The left-hand-side of the DevKit acts as the Hub module and manages the USB controller handling communication between the external attached storage and peripherals. Think of the Hub module as a docking station for multiple computers. Connections between peripherals can be controlled in software! This innovation is a first in the docking station / USB hub industry
Raspberry Pi Compute Module 4 (Powers the Fula tower)
The Raspberry Pi Compute Module 4 plugs into the slot in the top-middle of the PCB diagram shown above. This module is a powerhorse, with a 64-bit quad core processor, dual band WiFi and Bluetooth 5.0. We recommend using a Raspberry Pi with 8GB RAM, 32GB eMMC with WiFi and Bluetooth (Model number: CM4108032)
We chose the compute module 4 for the first version of the Fula tower in order to make it a standalone device that can get users started, be deployed easily anywhere in the house, and be used independently. The compute power is enough to run apps, store data across the Fula Network and communicate wirelessly. If users expand a tower with the base module and other towers, the device becomes even more powerful and offers more capabilities.
Power (Bring your own; power as you need it)
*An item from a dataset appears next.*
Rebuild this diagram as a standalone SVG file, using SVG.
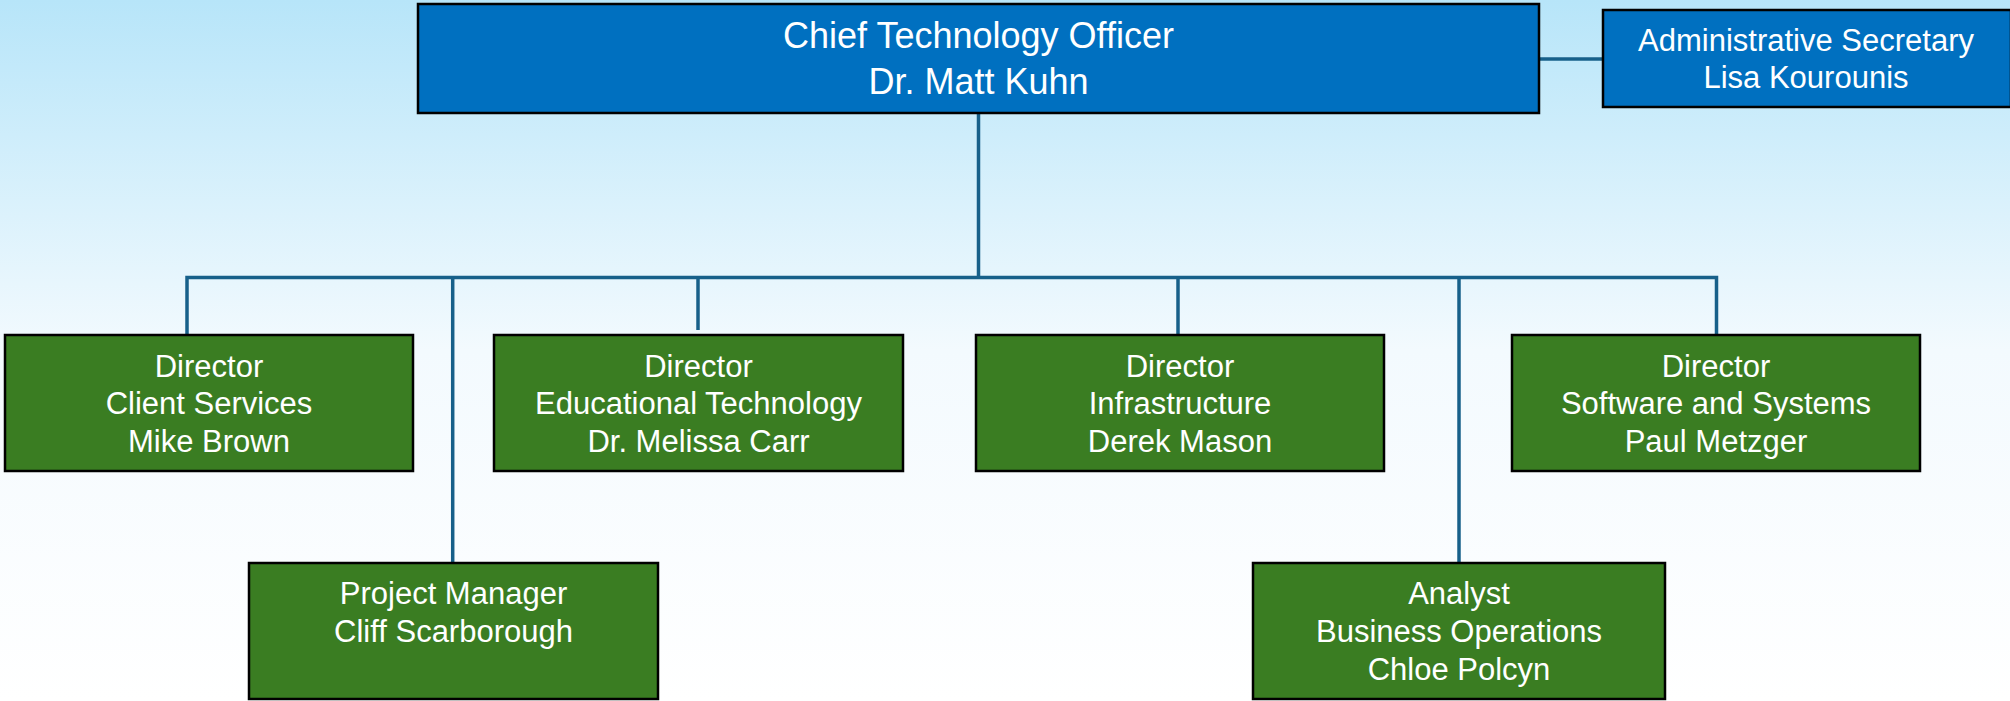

The PCB can be powered by DC or USB-C. If using a DC power adapter, the PCB can take up to 200W. For the PCB in the DevKit, it is essential to provide flexibility to be able to test a wide range of configurations. During the testing phase, we should be able to test various external peripherals and external storage added to the DevKit. For this reason, we do not ship a power supply with the DevKit: you can leverage any existing 3A+ USB-C power brick . External storage devices might require their own separate power supply.
USB Ports and controller
Looking at the DevKit, you’ll see a bunch of USB ports. During production these will be moved to the base module, which acts as a hub connecting external storage and peripherals.
At the bottom (above), you will see
- one Type A USB 3.0 port
- two type C USB ports
- one USB 2.0 port
These ports are controlled by Pi Zero, which manages connections between USB ports and the CM4 module.
Similarly, the Fula tower in XL and Lite variants will include three Framework USB-C expansion card slots. The Hub tower in the XL variant acts as a docking station for the Fula tower, expanding the single USB-C port at the bottom of the tower with up to 11 more (7 towers, 3 expansion cards, 1 dedicated USB-C port) peripherals!
There are two HDMI ports, one on the baseboard, plus a mini HDMI on the Fula tower that can be used to connect displays for debugging.
How can I help with the DevKit?
If you are a backer who ordered the DevKit, or if you received one as part of a Functionland promotion, we’d love to have your feedback and opinions as you test the hardware.
With this DevKit, you can:
- Connect your Raspberry Pi Zero W and the Compute Module 4 to replicate the Hub and the Fula towers.
- Run our software and apps - These compute modules will be used to run software including the Fula stack, and our Fotos and File Browser reference apps. Use the FxBlox app to configure WiFi, Bluetooth and USB master configurations. Instructions will be posted prior to shipping the DevKits.
- Connect External Storage - plug in your USB hard drives, please test all the ports you can.
- Docking Station - connect your peripherals, keyboard, mouse and displays to ensure the docking functions work and perform properly. We’re working on an Over-The-Air (OTA) update capability to streamline this process.
- Crank up the power - supply up to 60W USB-C power!
In keeping with the spirit that inspired the creation of Functionland, we’re open-sourcing our hardware designs. This allows the community to innovate and build in public. We look forward to testing the first batch and getting them in your hands as soon as we can! Together we will blaze the trail for Blockchain-Attached Storage. Don’t forget: your DevKit feedback will be critical if we are to achieve our late 2022 FxBlox launch & shipping!